I often regretted, back in the dark times, that I failed to write the true story of my youth; if I had, it might have saved lives…either that or gotten me killed. Because, as I’ll explain, I was almost certainly the luckiest man ever born. And that kind of luck — when exposed — either drew people to learn from it or drove them to crucify it.
Whatever your first image for the “luckiest man” might be — health, money, talent, friends — I probably matched it, save that I was never drop-dead handsome. And that was lucky too. I had friends who were that good looking, and it wasn’t a blessing to them. Some people envied them, many hated them, the wrong ones pursued them, and if they weren’t careful their looks would take over their lives. You can hide being smart when people start to hate you for it, but you can’t very well hide your face.
The part of my luck that mattered most, however, was being blessed with clarity. Now, since that concept might be new to you, I’ll ask you to try this: Imagine going back in time to the day you were born, just as you are right now. Imagine living through those years a second time, knowing in advance when all the wars and scandals would start and knowing how they’d end up. How much easier might that be?
– From the Introduction to The Breaking Dawn
With the opening paragraphs above, a reader is quickly initiated into the frighteningly realistic, yet playfully imaginative world of The Breaking Dawn by Paul Rosenberg. It’s quite easy to fall into the trap of boring cliches and relentless doom porn when attempting to peer into the recesses of the best and worst aspects of human nature. Paul, fortunately, avoids doing both. From the moment I turned the first page, I thirsted for more, and found myself emotionally involved with the main characters far faster than I anticipated. The struggles faced by the characters in the book ultimately represent the struggle human beings have always faced, and likely always will.
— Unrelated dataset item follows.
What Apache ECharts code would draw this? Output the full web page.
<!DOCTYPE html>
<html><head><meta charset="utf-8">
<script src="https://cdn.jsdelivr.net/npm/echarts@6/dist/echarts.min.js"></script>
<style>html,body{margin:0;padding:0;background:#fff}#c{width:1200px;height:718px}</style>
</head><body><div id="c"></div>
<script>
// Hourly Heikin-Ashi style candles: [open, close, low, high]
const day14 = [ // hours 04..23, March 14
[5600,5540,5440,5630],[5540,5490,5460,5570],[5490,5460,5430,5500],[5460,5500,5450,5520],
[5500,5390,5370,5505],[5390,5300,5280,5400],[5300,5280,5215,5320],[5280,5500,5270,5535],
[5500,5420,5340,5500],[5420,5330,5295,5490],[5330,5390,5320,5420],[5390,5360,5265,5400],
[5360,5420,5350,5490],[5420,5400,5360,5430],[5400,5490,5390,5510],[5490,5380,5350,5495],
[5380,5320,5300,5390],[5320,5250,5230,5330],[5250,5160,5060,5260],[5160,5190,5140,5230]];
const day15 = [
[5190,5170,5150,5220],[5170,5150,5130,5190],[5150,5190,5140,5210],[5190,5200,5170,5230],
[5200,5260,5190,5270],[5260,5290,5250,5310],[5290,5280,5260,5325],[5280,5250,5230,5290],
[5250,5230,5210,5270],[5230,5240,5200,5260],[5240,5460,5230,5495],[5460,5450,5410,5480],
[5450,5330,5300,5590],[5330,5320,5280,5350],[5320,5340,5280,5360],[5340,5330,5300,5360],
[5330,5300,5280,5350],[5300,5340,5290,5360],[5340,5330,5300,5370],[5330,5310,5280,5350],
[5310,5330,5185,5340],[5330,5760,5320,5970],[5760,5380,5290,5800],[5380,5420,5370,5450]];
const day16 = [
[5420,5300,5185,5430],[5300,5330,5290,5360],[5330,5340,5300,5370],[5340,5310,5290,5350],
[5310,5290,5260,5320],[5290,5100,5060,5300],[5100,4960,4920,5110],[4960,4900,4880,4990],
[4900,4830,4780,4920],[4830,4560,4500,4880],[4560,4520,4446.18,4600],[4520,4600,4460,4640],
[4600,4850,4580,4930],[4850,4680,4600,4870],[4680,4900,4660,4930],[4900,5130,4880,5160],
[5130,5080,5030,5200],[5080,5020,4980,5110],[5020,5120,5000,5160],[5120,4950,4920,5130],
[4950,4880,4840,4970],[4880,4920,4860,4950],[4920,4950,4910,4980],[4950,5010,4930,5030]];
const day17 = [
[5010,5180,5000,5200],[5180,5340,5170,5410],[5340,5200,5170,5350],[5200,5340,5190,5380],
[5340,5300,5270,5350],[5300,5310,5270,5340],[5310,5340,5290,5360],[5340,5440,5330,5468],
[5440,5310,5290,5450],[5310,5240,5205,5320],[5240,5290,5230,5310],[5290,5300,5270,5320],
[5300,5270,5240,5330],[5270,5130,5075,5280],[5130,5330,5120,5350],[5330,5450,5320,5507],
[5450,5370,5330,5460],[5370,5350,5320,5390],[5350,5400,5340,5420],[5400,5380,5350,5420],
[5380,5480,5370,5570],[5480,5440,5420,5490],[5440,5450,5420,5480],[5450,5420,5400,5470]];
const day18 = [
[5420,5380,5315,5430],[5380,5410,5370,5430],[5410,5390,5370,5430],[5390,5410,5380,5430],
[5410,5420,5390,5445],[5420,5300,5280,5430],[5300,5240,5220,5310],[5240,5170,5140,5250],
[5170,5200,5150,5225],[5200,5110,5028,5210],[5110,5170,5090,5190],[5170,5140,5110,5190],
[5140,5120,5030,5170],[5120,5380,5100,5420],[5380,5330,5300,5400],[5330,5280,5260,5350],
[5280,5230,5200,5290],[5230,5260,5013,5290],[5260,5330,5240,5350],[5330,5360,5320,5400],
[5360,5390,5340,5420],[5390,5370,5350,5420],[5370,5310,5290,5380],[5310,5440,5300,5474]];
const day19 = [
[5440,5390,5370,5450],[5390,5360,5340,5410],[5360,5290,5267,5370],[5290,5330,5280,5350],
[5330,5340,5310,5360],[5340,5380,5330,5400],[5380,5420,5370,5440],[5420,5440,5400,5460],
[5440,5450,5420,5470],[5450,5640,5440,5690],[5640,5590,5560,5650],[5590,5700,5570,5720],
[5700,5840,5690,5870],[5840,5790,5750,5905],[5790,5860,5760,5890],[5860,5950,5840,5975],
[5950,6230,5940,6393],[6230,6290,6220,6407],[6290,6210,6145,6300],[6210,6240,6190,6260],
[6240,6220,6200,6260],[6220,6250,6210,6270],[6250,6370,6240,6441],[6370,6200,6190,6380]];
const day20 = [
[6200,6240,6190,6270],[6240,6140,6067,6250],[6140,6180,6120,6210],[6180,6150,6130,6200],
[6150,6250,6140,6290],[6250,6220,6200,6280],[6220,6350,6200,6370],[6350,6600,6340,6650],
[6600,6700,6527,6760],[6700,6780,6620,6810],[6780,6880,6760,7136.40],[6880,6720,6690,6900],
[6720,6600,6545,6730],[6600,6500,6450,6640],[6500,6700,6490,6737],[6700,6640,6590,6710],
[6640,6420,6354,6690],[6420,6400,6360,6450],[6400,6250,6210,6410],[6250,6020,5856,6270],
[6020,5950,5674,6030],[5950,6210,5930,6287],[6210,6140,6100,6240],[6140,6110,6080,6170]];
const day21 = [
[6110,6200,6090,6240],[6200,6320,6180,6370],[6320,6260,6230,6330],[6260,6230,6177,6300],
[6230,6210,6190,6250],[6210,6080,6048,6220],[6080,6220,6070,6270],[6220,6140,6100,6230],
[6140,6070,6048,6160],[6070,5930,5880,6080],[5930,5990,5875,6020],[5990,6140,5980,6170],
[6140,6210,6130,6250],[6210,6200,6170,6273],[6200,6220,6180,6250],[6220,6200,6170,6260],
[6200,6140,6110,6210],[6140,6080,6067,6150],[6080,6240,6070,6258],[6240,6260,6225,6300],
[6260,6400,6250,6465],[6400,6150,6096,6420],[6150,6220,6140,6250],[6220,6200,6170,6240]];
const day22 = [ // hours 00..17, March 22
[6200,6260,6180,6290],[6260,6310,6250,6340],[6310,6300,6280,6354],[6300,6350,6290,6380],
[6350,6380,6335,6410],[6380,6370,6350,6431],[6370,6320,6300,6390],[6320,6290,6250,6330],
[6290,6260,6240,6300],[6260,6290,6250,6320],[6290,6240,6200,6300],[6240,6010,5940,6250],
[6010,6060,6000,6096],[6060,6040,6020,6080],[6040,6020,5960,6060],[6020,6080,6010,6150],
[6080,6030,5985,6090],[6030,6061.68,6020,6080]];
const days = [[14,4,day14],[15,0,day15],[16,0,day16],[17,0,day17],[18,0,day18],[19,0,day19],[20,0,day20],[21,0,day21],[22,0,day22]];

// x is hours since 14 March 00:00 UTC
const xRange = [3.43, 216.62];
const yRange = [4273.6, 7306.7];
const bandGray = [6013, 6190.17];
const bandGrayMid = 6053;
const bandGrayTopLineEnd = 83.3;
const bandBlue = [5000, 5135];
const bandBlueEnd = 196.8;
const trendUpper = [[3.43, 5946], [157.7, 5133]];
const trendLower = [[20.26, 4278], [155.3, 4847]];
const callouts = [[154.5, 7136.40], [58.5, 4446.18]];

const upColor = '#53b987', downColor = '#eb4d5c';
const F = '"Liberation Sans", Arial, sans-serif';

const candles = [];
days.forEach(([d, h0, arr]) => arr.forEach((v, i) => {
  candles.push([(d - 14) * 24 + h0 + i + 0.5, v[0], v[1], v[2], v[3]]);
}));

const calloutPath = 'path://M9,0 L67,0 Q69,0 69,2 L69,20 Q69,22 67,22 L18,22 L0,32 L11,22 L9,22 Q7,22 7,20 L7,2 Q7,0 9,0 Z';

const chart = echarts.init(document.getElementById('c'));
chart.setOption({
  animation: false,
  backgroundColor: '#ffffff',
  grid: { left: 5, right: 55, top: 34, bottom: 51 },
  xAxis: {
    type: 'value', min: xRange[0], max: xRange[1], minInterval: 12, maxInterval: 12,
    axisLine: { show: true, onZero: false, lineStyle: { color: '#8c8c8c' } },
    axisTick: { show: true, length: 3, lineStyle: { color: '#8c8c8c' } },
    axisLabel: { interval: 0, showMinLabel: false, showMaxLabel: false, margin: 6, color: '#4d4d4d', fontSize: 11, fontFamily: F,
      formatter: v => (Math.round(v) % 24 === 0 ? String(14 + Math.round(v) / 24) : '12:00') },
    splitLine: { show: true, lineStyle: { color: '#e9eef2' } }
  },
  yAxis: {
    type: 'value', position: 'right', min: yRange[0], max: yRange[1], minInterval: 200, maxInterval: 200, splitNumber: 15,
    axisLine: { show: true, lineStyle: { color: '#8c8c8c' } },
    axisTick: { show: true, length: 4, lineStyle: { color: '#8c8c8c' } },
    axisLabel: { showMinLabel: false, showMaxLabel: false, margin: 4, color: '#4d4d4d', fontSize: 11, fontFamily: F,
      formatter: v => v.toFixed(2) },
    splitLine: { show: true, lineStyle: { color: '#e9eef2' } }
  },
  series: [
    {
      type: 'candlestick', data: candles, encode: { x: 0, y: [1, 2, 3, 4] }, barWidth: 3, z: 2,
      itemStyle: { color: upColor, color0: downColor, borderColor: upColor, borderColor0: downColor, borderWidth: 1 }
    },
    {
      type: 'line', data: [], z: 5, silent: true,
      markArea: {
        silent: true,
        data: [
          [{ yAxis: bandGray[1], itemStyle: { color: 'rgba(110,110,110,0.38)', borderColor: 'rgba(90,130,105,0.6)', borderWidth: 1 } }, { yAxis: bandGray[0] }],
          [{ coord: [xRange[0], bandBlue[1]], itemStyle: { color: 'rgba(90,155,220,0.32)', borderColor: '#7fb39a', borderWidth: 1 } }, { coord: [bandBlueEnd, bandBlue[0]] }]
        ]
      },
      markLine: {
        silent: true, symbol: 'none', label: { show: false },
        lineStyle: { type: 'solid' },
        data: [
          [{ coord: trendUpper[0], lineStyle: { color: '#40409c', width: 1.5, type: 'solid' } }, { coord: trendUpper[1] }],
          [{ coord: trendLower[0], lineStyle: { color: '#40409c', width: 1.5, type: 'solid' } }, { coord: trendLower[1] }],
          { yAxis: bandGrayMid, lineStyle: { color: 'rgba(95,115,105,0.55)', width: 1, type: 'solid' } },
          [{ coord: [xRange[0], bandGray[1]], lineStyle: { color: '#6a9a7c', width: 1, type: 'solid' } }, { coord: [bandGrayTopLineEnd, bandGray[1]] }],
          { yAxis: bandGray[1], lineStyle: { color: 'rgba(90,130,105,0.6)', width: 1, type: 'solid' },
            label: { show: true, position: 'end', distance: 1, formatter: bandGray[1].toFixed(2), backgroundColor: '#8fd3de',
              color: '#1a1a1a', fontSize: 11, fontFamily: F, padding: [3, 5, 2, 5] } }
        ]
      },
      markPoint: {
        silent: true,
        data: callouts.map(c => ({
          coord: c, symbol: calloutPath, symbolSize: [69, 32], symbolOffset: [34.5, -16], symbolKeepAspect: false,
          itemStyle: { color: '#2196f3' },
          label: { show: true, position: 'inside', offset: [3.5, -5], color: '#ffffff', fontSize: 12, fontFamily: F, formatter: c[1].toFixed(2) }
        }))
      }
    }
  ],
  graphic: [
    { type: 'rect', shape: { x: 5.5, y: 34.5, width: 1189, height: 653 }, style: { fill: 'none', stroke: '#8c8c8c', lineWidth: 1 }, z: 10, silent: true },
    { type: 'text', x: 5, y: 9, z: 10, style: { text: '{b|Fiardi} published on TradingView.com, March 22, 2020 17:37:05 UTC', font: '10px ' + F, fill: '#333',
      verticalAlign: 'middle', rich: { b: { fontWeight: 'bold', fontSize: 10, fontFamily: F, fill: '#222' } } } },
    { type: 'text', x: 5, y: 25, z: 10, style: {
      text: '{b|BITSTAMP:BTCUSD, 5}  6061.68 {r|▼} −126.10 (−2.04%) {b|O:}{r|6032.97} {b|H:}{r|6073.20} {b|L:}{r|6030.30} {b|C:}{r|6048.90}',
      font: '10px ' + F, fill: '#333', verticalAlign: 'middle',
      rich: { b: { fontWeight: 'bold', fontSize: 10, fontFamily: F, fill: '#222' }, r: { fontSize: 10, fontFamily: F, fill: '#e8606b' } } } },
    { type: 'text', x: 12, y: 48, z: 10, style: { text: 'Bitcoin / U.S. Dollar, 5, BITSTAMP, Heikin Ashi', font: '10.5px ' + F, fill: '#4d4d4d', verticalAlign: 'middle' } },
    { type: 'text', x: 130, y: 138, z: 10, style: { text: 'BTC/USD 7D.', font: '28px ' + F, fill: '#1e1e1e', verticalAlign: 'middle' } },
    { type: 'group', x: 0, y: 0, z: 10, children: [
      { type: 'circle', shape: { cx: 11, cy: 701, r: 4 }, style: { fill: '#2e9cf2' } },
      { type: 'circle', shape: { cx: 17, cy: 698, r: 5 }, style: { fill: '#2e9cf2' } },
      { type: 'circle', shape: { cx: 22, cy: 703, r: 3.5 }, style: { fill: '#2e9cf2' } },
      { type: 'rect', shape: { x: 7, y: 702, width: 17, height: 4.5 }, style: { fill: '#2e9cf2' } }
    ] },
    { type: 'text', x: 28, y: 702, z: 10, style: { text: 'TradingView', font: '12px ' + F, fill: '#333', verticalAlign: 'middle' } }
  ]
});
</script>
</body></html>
On one side of the fence we find a path of convenience, comfort, material success and status, while on the other lies conflict, frustration, passion, an almost irrational dedication to ethics, and enormous risk. That’s not to say these pursuits don’t often overlap, of course they do. What it is to say is that at those times of true existential conflict, when the outcome of entire civilizations hang in the balance, the human being is often forced to choose between what is right and what is convenient.